--- START ---

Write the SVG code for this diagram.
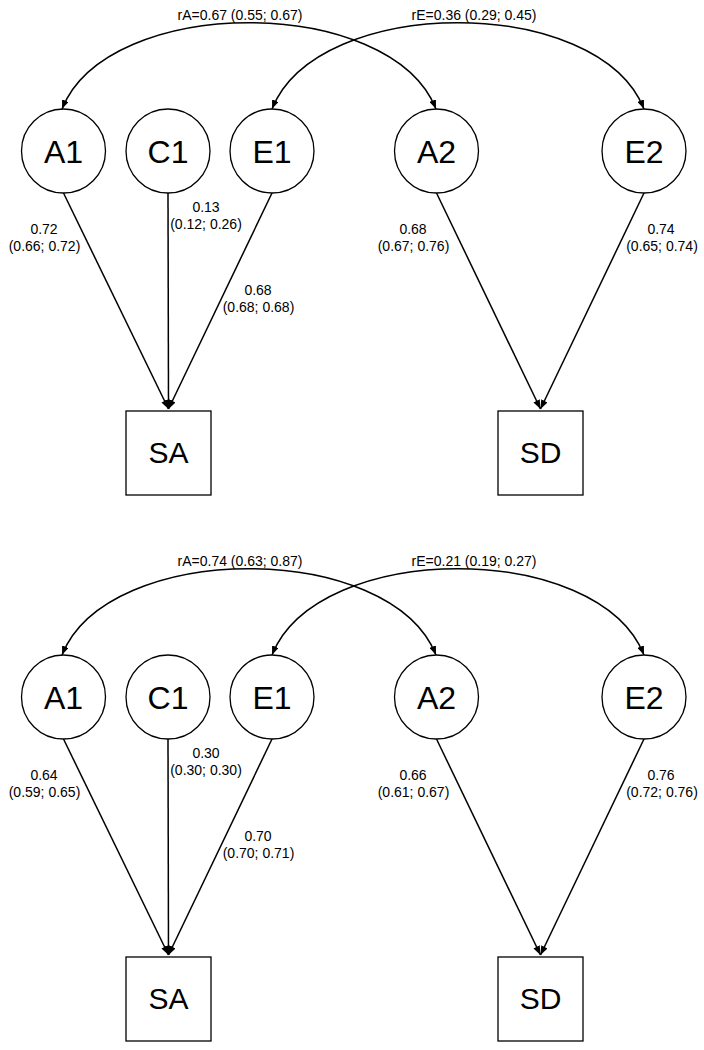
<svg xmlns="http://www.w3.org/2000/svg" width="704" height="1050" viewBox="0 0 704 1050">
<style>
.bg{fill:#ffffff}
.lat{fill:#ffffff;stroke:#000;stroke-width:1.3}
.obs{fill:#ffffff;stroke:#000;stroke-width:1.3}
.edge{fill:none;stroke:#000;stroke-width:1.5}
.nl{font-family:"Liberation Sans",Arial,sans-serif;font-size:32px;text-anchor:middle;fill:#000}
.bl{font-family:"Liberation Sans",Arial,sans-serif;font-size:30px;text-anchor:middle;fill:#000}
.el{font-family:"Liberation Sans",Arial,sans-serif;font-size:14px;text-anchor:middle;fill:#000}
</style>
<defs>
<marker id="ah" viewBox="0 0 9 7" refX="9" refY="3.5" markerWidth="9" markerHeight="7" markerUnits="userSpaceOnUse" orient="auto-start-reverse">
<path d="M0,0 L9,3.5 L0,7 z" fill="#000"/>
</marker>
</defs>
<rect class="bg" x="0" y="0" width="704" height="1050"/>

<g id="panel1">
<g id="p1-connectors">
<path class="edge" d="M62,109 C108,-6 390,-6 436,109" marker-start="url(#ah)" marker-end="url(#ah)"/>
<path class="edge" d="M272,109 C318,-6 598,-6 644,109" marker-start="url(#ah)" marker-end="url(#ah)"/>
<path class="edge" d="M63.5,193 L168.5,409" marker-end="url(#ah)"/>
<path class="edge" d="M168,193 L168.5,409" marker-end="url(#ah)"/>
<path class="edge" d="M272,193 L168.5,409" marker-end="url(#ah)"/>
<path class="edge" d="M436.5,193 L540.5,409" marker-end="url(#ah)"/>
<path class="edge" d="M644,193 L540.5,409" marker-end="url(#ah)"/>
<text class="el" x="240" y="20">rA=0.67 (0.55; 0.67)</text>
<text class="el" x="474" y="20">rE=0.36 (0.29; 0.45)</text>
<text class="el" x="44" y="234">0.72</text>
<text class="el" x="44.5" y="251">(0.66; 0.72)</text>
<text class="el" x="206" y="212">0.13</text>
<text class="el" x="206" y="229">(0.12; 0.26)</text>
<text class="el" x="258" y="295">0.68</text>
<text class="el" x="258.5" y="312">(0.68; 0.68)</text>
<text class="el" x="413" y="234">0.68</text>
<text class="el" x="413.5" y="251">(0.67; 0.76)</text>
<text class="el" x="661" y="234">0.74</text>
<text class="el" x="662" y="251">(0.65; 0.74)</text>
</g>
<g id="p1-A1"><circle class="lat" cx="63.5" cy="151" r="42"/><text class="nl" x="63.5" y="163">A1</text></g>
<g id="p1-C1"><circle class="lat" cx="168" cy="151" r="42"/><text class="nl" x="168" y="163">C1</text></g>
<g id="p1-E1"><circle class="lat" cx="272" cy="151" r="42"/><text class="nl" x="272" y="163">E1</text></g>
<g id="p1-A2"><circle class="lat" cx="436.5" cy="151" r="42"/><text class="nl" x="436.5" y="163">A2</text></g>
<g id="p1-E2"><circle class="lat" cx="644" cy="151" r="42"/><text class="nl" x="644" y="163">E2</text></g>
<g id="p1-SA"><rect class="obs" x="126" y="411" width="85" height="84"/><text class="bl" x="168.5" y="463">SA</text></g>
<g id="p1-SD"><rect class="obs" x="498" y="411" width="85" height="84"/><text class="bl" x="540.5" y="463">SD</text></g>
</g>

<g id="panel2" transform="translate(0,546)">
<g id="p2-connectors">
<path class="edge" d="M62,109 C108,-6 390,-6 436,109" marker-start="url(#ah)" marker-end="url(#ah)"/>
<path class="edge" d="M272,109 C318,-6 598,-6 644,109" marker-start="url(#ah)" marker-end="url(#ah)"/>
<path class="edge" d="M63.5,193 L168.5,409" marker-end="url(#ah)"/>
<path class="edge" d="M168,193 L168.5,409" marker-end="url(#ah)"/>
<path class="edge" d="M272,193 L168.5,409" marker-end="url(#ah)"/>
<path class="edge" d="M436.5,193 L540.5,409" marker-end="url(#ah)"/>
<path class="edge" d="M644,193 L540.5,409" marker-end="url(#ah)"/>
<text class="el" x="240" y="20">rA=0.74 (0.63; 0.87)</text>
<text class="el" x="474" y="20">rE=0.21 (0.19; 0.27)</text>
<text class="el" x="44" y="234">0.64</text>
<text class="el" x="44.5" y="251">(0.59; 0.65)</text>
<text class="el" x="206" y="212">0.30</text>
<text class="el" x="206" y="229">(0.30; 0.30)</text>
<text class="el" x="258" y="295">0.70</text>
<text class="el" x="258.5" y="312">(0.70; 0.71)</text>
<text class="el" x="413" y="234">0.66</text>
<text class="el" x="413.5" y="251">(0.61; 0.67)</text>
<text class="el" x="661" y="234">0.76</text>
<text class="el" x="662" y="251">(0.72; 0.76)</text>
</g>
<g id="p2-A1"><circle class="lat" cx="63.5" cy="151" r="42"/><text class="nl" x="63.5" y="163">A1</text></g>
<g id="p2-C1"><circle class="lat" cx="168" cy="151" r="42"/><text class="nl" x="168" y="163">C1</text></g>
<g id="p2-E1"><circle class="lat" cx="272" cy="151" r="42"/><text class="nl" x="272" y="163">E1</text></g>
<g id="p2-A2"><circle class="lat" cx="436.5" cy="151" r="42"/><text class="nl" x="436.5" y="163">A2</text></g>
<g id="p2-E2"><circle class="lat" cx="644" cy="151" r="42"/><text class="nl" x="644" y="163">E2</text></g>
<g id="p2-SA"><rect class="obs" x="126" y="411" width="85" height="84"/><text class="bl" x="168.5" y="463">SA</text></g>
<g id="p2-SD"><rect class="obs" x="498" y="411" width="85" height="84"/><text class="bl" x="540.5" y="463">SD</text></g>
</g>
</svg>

--- END ---

▸ **AIM OF THE EXERCISE**: Retype everything in the material word for word, minus pictures.

▸ **ANSWER TO THE PROBLEM**:
Write the SVG code for this diagram.
<svg xmlns="http://www.w3.org/2000/svg" width="704" height="1050" viewBox="0 0 704 1050">
<style>
.bg{fill:#ffffff}
.lat{fill:#ffffff;stroke:#000;stroke-width:1.3}
.obs{fill:#ffffff;stroke:#000;stroke-width:1.3}
.edge{fill:none;stroke:#000;stroke-width:1.5}
.nl{font-family:"Liberation Sans",Arial,sans-serif;font-size:32px;text-anchor:middle;fill:#000}
.bl{font-family:"Liberation Sans",Arial,sans-serif;font-size:30px;text-anchor:middle;fill:#000}
.el{font-family:"Liberation Sans",Arial,sans-serif;font-size:14px;text-anchor:middle;fill:#000}
</style>
<defs>
<marker id="ah" viewBox="0 0 9 7" refX="9" refY="3.5" markerWidth="9" markerHeight="7" markerUnits="userSpaceOnUse" orient="auto-start-reverse">
<path d="M0,0 L9,3.5 L0,7 z" fill="#000"/>
</marker>
</defs>
<rect class="bg" x="0" y="0" width="704" height="1050"/>

<g id="panel1">
<g id="p1-connectors">
<path class="edge" d="M62,109 C108,-6 390,-6 436,109" marker-start="url(#ah)" marker-end="url(#ah)"/>
<path class="edge" d="M272,109 C318,-6 598,-6 644,109" marker-start="url(#ah)" marker-end="url(#ah)"/>
<path class="edge" d="M63.5,193 L168.5,409" marker-end="url(#ah)"/>
<path class="edge" d="M168,193 L168.5,409" marker-end="url(#ah)"/>
<path class="edge" d="M272,193 L168.5,409" marker-end="url(#ah)"/>
<path class="edge" d="M436.5,193 L540.5,409" marker-end="url(#ah)"/>
<path class="edge" d="M644,193 L540.5,409" marker-end="url(#ah)"/>
<text class="el" x="240" y="20">rA=0.67 (0.55; 0.67)</text>
<text class="el" x="474" y="20">rE=0.36 (0.29; 0.45)</text>
<text class="el" x="44" y="234">0.72</text>
<text class="el" x="44.5" y="251">(0.66; 0.72)</text>
<text class="el" x="206" y="212">0.13</text>
<text class="el" x="206" y="229">(0.12; 0.26)</text>
<text class="el" x="258" y="295">0.68</text>
<text class="el" x="258.5" y="312">(0.68; 0.68)</text>
<text class="el" x="413" y="234">0.68</text>
<text class="el" x="413.5" y="251">(0.67; 0.76)</text>
<text class="el" x="661" y="234">0.74</text>
<text class="el" x="662" y="251">(0.65; 0.74)</text>
</g>
<g id="p1-A1"><circle class="lat" cx="63.5" cy="151" r="42"/><text class="nl" x="63.5" y="163">A1</text></g>
<g id="p1-C1"><circle class="lat" cx="168" cy="151" r="42"/><text class="nl" x="168" y="163">C1</text></g>
<g id="p1-E1"><circle class="lat" cx="272" cy="151" r="42"/><text class="nl" x="272" y="163">E1</text></g>
<g id="p1-A2"><circle class="lat" cx="436.5" cy="151" r="42"/><text class="nl" x="436.5" y="163">A2</text></g>
<g id="p1-E2"><circle class="lat" cx="644" cy="151" r="42"/><text class="nl" x="644" y="163">E2</text></g>
<g id="p1-SA"><rect class="obs" x="126" y="411" width="85" height="84"/><text class="bl" x="168.5" y="463">SA</text></g>
<g id="p1-SD"><rect class="obs" x="498" y="411" width="85" height="84"/><text class="bl" x="540.5" y="463">SD</text></g>
</g>

<g id="panel2" transform="translate(0,546)">
<g id="p2-connectors">
<path class="edge" d="M62,109 C108,-6 390,-6 436,109" marker-start="url(#ah)" marker-end="url(#ah)"/>
<path class="edge" d="M272,109 C318,-6 598,-6 644,109" marker-start="url(#ah)" marker-end="url(#ah)"/>
<path class="edge" d="M63.5,193 L168.5,409" marker-end="url(#ah)"/>
<path class="edge" d="M168,193 L168.5,409" marker-end="url(#ah)"/>
<path class="edge" d="M272,193 L168.5,409" marker-end="url(#ah)"/>
<path class="edge" d="M436.5,193 L540.5,409" marker-end="url(#ah)"/>
<path class="edge" d="M644,193 L540.5,409" marker-end="url(#ah)"/>
<text class="el" x="240" y="20">rA=0.74 (0.63; 0.87)</text>
<text class="el" x="474" y="20">rE=0.21 (0.19; 0.27)</text>
<text class="el" x="44" y="234">0.64</text>
<text class="el" x="44.5" y="251">(0.59; 0.65)</text>
<text class="el" x="206" y="212">0.30</text>
<text class="el" x="206" y="229">(0.30; 0.30)</text>
<text class="el" x="258" y="295">0.70</text>
<text class="el" x="258.5" y="312">(0.70; 0.71)</text>
<text class="el" x="413" y="234">0.66</text>
<text class="el" x="413.5" y="251">(0.61; 0.67)</text>
<text class="el" x="661" y="234">0.76</text>
<text class="el" x="662" y="251">(0.72; 0.76)</text>
</g>
<g id="p2-A1"><circle class="lat" cx="63.5" cy="151" r="42"/><text class="nl" x="63.5" y="163">A1</text></g>
<g id="p2-C1"><circle class="lat" cx="168" cy="151" r="42"/><text class="nl" x="168" y="163">C1</text></g>
<g id="p2-E1"><circle class="lat" cx="272" cy="151" r="42"/><text class="nl" x="272" y="163">E1</text></g>
<g id="p2-A2"><circle class="lat" cx="436.5" cy="151" r="42"/><text class="nl" x="436.5" y="163">A2</text></g>
<g id="p2-E2"><circle class="lat" cx="644" cy="151" r="42"/><text class="nl" x="644" y="163">E2</text></g>
<g id="p2-SA"><rect class="obs" x="126" y="411" width="85" height="84"/><text class="bl" x="168.5" y="463">SA</text></g>
<g id="p2-SD"><rect class="obs" x="498" y="411" width="85" height="84"/><text class="bl" x="540.5" y="463">SD</text></g>
</g>
</svg>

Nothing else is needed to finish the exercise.